This illustration comes from the website: http://usuarios.multimania.es/planetaet/seres et.htm
With the caption (as translated by Babel fish) TYPE 1: CHUPACABRAS CHUPACABRAS CAME TO BE TO KNOWN IN 1995 AFTER A SERIES OF ATTACKS TO HEADS OF CATTLE IN PUERTO RICO. LATER IT WAS SEEN IN MIAMI AND ON INTO CENTRAL AMERICA, COMING TO A WIDER NOTICE ESPECIALLY IN MEXICO, COSTA RICA AND GUATEMALA. BETWEEN 1996 AND 1997 ITS ACTIVITY EXTENDED TO BRAZIL AND EVEN EXECEPTIONALLY WITH ITS PRESENCE REPORTED IN SPAIN AND ITALY. THE FEW WITNESSES WHO HAVE SEEN IT USUALLY AGREE THAT ONE IS A SPECIES OF SAURIAN OF GREAT RED EYES, SHARPENED NAILS, AND A SPECIES OF SPINE FORMED BY THORNS. ITS BEHAVIOUR IS ESSENTIALLY ANIMAL.
And following it is a depiction of a chupacabras from an 'orphan' site on the internet. (The site itself is gone but the photo still shows up on a photo search with the attributrion to The Unicorn Garden. A visit to the site The Unicorn Garden does not show this illustration in obvious view on any of the pages. Still, I leave the credit as it was listed.)
For the most part, the traditional creatures later being CALLED chupacabras in Mexico are referred to under the blanket terms of 'Nahual' or 'Nagual.' This was originally the name of an Aztec magical practitioner and healer but more usually means the same thing as witch or demon any more. The term 'Brujo' is also used. The idea behind Naguals originally was that they had certain animal totems, which granted them powers and allowed the practitioners to assume animal form - any of a number of different forms. I suppose even hairless coyote would count. So more recently the term includes shapeshifters in general AND the totem power animals as well. The name also has a more positive meaning of protective spirits in animal form. In the case of the reptilian chupacabras, I am not certain as to what the native name of the totem power animal supernatural lizard originally was, but different recent references call it the King Lizard or King Iguana, Dragon or Dragon Lizard, Cipactli and possibly Chan. There is sometimes a confusion with other creatures such as crocodiles: 'Cipactli' originally meant a crocodile and yet there are Mayan depictions of Cipactlis that are more like iguanas.

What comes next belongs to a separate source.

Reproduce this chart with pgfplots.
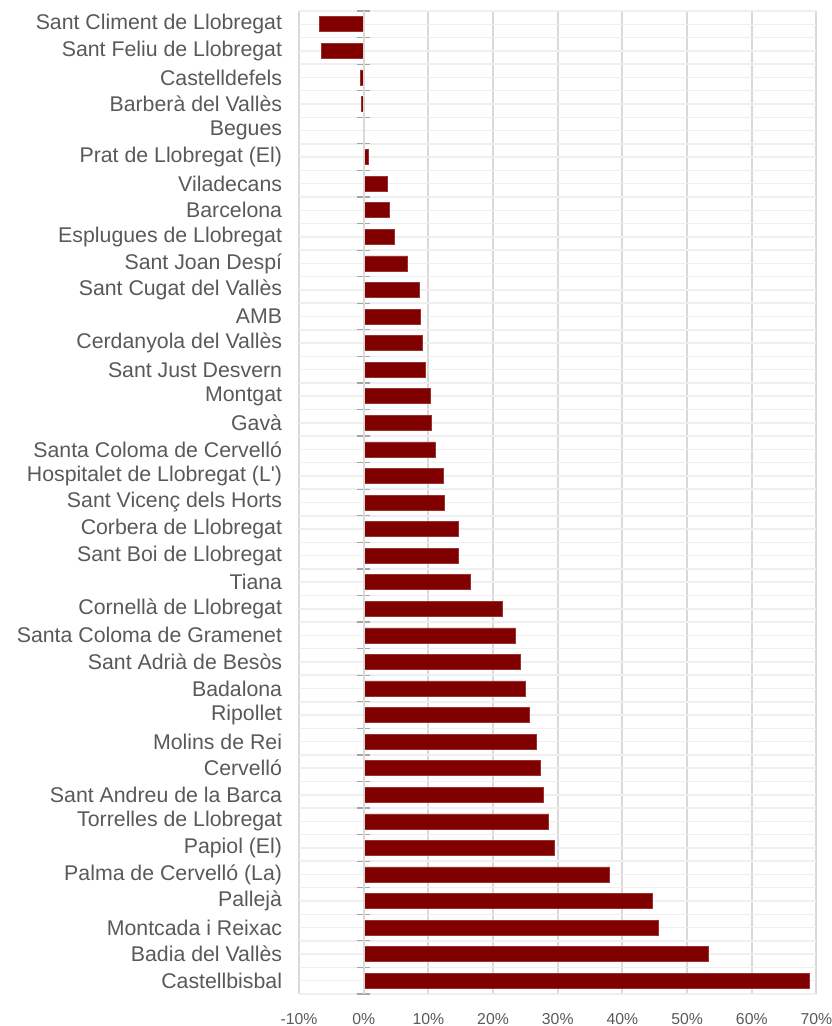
\documentclass[border=0pt]{standalone}
\usepackage{pgfplots}
\pgfplotsset{compat=1.18}
\usepackage{fontspec}
\setmainfont{Liberation Sans}[Ligatures=TeXOff]
\definecolor{barred}{HTML}{800000}
\definecolor{labgray}{HTML}{595959}
\definecolor{vgrid}{HTML}{D9D9D9}
\definecolor{hgrid}{HTML}{EFEFEF}
\begin{document}
\begin{tikzpicture}
\useasboundingbox (-149.5pt,-16pt) rectangle (266pt,497pt);
\begin{axis}[
  at={(0,0)}, anchor=south west, scale only axis,
  width=258.75pt, height=491.5pt,
  xbar, bar width=0.565, y dir=reverse,
  xmin=-10, xmax=70, ymin=-0.5, ymax=36.5,
  xtick={-10,0,10,20,30,40,50,60,70},
  xticklabels={-10\%,0\%,10\%,20\%,30\%,40\%,50\%,60\%,70\%},
  ytick={0,...,36},
  minor ytick={-0.5,0.5,...,36.5},
  yticklabels={Sant Climent de Llobregat,Sant Feliu de Llobregat,Castelldefels,Barberà del Vallès,Begues,Prat de Llobregat (El),Viladecans,Barcelona,Esplugues de Llobregat,Sant Joan Despí,Sant Cugat del Vallès,AMB,Cerdanyola del Vallès,Sant Just Desvern,Montgat,Gavà,Santa Coloma de Cervelló,Hospitalet de Llobregat (L'),Sant Vicenç dels Horts,Corbera de Llobregat,Sant Boi de Llobregat,Tiana,Cornellà de Llobregat,Santa Coloma de Gramenet,Sant Adrià de Besòs,Badalona,Ripollet,Molins de Rei,Cervelló,Sant Andreu de la Barca,Torrelles de Llobregat,Papiol (El),Palma de Cervelló (La),Pallejà,Montcada i Reixac,Badia del Vallès,Castellbisbal},
  xmajorgrids, ymajorgrids, yminorgrids,
  x grid style={draw=vgrid, line width=1pt},
  y grid style={draw=hgrid, line width=0.75pt},
  tick style={draw=none},
  axis line style={draw=none},
  yticklabel style={font=\fontsize{10.65}{12}\selectfont, text=labgray, anchor=east, inner sep=0pt, xshift=-4pt},
  xticklabel style={font=\fontsize{7.9}{9}\selectfont, text=labgray, anchor=north, inner sep=0pt, yshift=-9.5pt},
  clip=false,
]
\addplot[fill=barred, draw=barred!80!white, line width=0.3pt] coordinates {
(-6.8,0) (-6.5,1) (-0.56,2) (-0.35,3) (0,4) (0.7,5) (3.7,6) (3.9,7) (4.7,8) (6.8,9)
(8.6,10) (8.8,11) (9.1,12) (9.6,13) (10.3,14) (10.4,15) (11.0,16) (12.3,17) (12.4,18)
(14.6,19) (14.6,20) (16.5,21) (21.4,22) (23.4,23) (24.2,24) (25.0,25) (25.6,26)
(26.7,27) (27.3,28) (27.7,29) (28.6,30) (29.4,31) (38.0,32) (44.6,33) (45.5,34)
(53.2,35) (68.9,36)};
\end{axis}
\begin{axis}[
  at={(0,0)}, anchor=south west, scale only axis,
  width=258.75pt, height=491.5pt,
  y dir=reverse,
  xmin=-10, xmax=70, ymin=-0.5, ymax=36.5,
  axis x line=none, axis y line=middle,
  axis line style={-, draw=vgrid, line width=1pt},
  ytick={-0.5,0.5,...,36.5}, yticklabels={},
  ytick align=center,
  major tick length=6.5pt,
  ytick style={draw=gray!70, line width=0.6pt},
]
\end{axis}
\end{tikzpicture}
\end{document}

A whole series of pottery design motifs from the Cocle culture of Panama seems to include crocodile designs, iguana designs, intermediate designs and some more unregognisable abstract designs derived from them. In folk art of the modern day, the reptilian sort of chupacabras (originally a 'grave-robber') is often shown as a conventional demon with a long tail tipped by an arrowhead, large claws on all four feet, standing upright, and with fangs and horns on its head.
This is a chart of Cipactli designs showing a variety of crocodilian and iguanid features, public domain. Below is another illustration from the same series, of a Mayan Cipactli. Cipactli is still sometimes used as a reference to some reptillian lake monsters reported from sinkholes, wells and sometimes volcanic crater lakes. Some of the distinctive pre-Columbian sculptures around Lake Nicaragua apparently show similar creatures as human-sized iguana lizards, and there are reports of "monsters" in the lake with a spiny ridge like that on an iguana's back, which sometimes shows above the waterline.
The following is a carcass of a supposed Mexican chupacabras, which is presumably actually some kind of an iguana lizard (specifically genus IGUANA, scale unknown. Provenance unknown, photographer unknown and from one of the cryptozoology discussion boards)
A modern sculpture intended to show an outsized iguana lizard and the photo following it to show the corresponding live lizard. The carving is from Mexico and done as a party decoration, the photograph is from Costa Rica and from a travel brochure.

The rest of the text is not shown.